DO THIS: Output the full listing below exactly as it reads, and skip anything that is a picture.

—————

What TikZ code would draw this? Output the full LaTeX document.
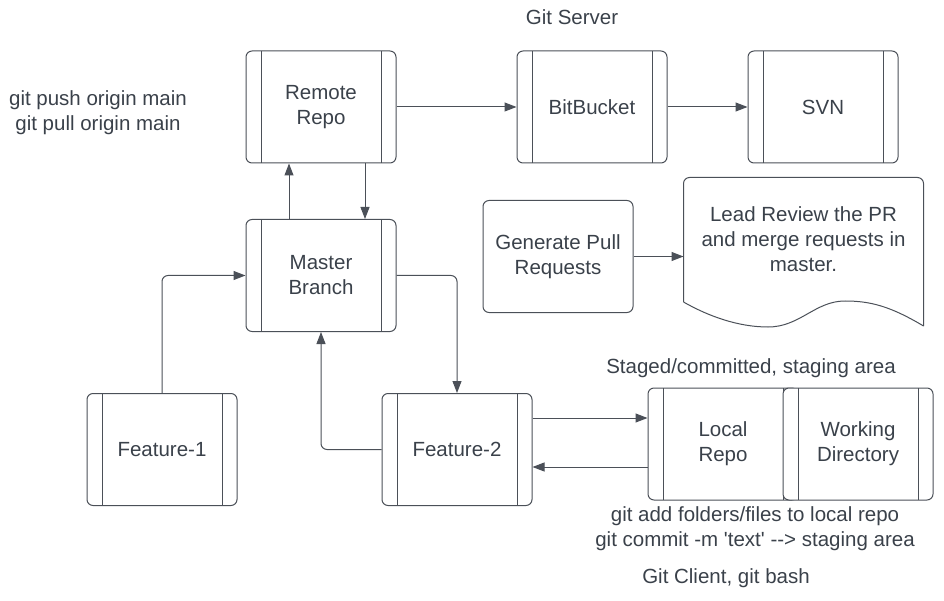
\documentclass[tikz,border=0pt]{standalone}
\usepackage{fontspec}
\setmainfont{Liberation Sans}[Ligatures=TeXOff]
\usetikzlibrary{arrows.meta}
\definecolor{ink}{HTML}{3A414A}
\definecolor{edge}{HTML}{4B5058}
\begin{document}
\begin{tikzpicture}[x=1pt, y=-1pt, line join=round, >={Triangle[length=12pt,width=9pt]},
    font=\fontsize{20.5}{25}\selectfont, text=ink, line width=1pt,
    every path/.style={draw=edge},
    proc/.style={draw=edge, rounded corners=6pt, minimum width=150pt, minimum height=112pt, align=center, inner sep=0pt,
        path picture={\draw[edge] ([xshift=15pt]path picture bounding box.north west) -- ([xshift=15pt]path picture bounding box.south west)
            ([xshift=-15pt]path picture bounding box.north east) -- ([xshift=-15pt]path picture bounding box.south east);}},
    plain/.style={draw=edge, rounded corners=6pt, minimum width=150pt, minimum height=112pt, align=center, inner sep=0pt},
    note/.style={align=center, inner sep=0pt},
    link/.style={->, rounded corners=6pt}]
    \useasboundingbox[draw=none] (0,0) rectangle (944,601);
    % boxes
    \node[proc] (remote) at (321,107) {Remote\\Repo};
    \node[proc] (bitbucket) at (592,107) {BitBucket};
    \node[proc] (svn) at (823,107) {SVN};
    \node[proc] (master) at (321,275.5) {Master\\Branch};
    \node[proc] (feat1) at (162,449.5) {Feature-1};
    \node[proc] (feat2) at (457,449.5) {Feature-2};
    \node[proc] (local) at (723,444) {Local\\Repo};
    \node[proc, fill=white] (workdir) at (858,444) {Working\\Directory};
    \node[plain] (genpr) at (558,256.5) {Generate Pull\\Requests};
    % document shape
    \node[minimum width=239pt, minimum height=148pt, inner sep=0pt] (lead) at (803.5,252) {};
    \node[note] (leadtxt) at (803.5,239) {Lead Review the PR\\and merge requests in\\master.};
    \draw[rounded corners=6pt] (lead.west |- 0,302) -- (lead.north west) -- (lead.north east) -- (lead.east |- 0,326);
    \draw (lead.east |- 0,326) .. controls (890,306) and (870,301) .. (845,301)
        .. controls (815,301) and (800,327) .. (768,327) .. controls (738,327) and (708,316) .. (lead.west |- 0,302);
    % labels
    \node[note] (server) at (572,17) {Git Server};
    \node[note] (pushpull) at (98,112.5) {git push origin main\\git pull origin main};
    \node[note] (staged) at (751,368) {Staged/committed, staging area};
    \node[note] (addcommit) at (755,528.5) {git add folders/files to local repo\\git commit -m 'text' --> staging area};
    \node[note] (client) at (726,578) {Git Client, git bash};
    % connectors
    \draw[link] (remote) -- (bitbucket);
    \draw[link] (bitbucket) -- (svn);
    \draw[link] ([xshift=-32pt]master.north) -- ([xshift=-32pt]remote.south);
    \draw[link] ([xshift=44pt]remote.south) -- ([xshift=44pt]master.north);
    \draw[link] (feat1.north) |- (master.west);
    \draw[link] (master.east) -| (feat2.north);
    \draw[link] (feat2.west) -| (master.south);
    \draw[link] ([yshift=31.5pt]feat2.east) -- ([yshift=31.5pt]feat2.east -| local.west);
    \draw[link] ([yshift=-17.5pt]feat2.east -| local.west) -- ([yshift=-17.5pt]feat2.east);
    \draw[link] (genpr.east) -- (genpr.east -| lead.west);
\end{tikzpicture}
\end{document}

—————

SOLUTION TO THIS PROBLEM:
What TikZ code would draw this? Output the full LaTeX document.
\documentclass[tikz,border=0pt]{standalone}
\usepackage{fontspec}
\setmainfont{Liberation Sans}[Ligatures=TeXOff]
\usetikzlibrary{arrows.meta}
\definecolor{ink}{HTML}{3A414A}
\definecolor{edge}{HTML}{4B5058}
\begin{document}
\begin{tikzpicture}[x=1pt, y=-1pt, line join=round, >={Triangle[length=12pt,width=9pt]},
    font=\fontsize{20.5}{25}\selectfont, text=ink, line width=1pt,
    every path/.style={draw=edge},
    proc/.style={draw=edge, rounded corners=6pt, minimum width=150pt, minimum height=112pt, align=center, inner sep=0pt,
        path picture={\draw[edge] ([xshift=15pt]path picture bounding box.north west) -- ([xshift=15pt]path picture bounding box.south west)
            ([xshift=-15pt]path picture bounding box.north east) -- ([xshift=-15pt]path picture bounding box.south east);}},
    plain/.style={draw=edge, rounded corners=6pt, minimum width=150pt, minimum height=112pt, align=center, inner sep=0pt},
    note/.style={align=center, inner sep=0pt},
    link/.style={->, rounded corners=6pt}]
    \useasboundingbox[draw=none] (0,0) rectangle (944,601);
    % boxes
    \node[proc] (remote) at (321,107) {Remote\\Repo};
    \node[proc] (bitbucket) at (592,107) {BitBucket};
    \node[proc] (svn) at (823,107) {SVN};
    \node[proc] (master) at (321,275.5) {Master\\Branch};
    \node[proc] (feat1) at (162,449.5) {Feature-1};
    \node[proc] (feat2) at (457,449.5) {Feature-2};
    \node[proc] (local) at (723,444) {Local\\Repo};
    \node[proc, fill=white] (workdir) at (858,444) {Working\\Directory};
    \node[plain] (genpr) at (558,256.5) {Generate Pull\\Requests};
    % document shape
    \node[minimum width=239pt, minimum height=148pt, inner sep=0pt] (lead) at (803.5,252) {};
    \node[note] (leadtxt) at (803.5,239) {Lead Review the PR\\and merge requests in\\master.};
    \draw[rounded corners=6pt] (lead.west |- 0,302) -- (lead.north west) -- (lead.north east) -- (lead.east |- 0,326);
    \draw (lead.east |- 0,326) .. controls (890,306) and (870,301) .. (845,301)
        .. controls (815,301) and (800,327) .. (768,327) .. controls (738,327) and (708,316) .. (lead.west |- 0,302);
    % labels
    \node[note] (server) at (572,17) {Git Server};
    \node[note] (pushpull) at (98,112.5) {git push origin main\\git pull origin main};
    \node[note] (staged) at (751,368) {Staged/committed, staging area};
    \node[note] (addcommit) at (755,528.5) {git add folders/files to local repo\\git commit -m 'text' --> staging area};
    \node[note] (client) at (726,578) {Git Client, git bash};
    % connectors
    \draw[link] (remote) -- (bitbucket);
    \draw[link] (bitbucket) -- (svn);
    \draw[link] ([xshift=-32pt]master.north) -- ([xshift=-32pt]remote.south);
    \draw[link] ([xshift=44pt]remote.south) -- ([xshift=44pt]master.north);
    \draw[link] (feat1.north) |- (master.west);
    \draw[link] (master.east) -| (feat2.north);
    \draw[link] (feat2.west) -| (master.south);
    \draw[link] ([yshift=31.5pt]feat2.east) -- ([yshift=31.5pt]feat2.east -| local.west);
    \draw[link] ([yshift=-17.5pt]feat2.east -| local.west) -- ([yshift=-17.5pt]feat2.east);
    \draw[link] (genpr.east) -- (genpr.east -| lead.west);
\end{tikzpicture}
\end{document}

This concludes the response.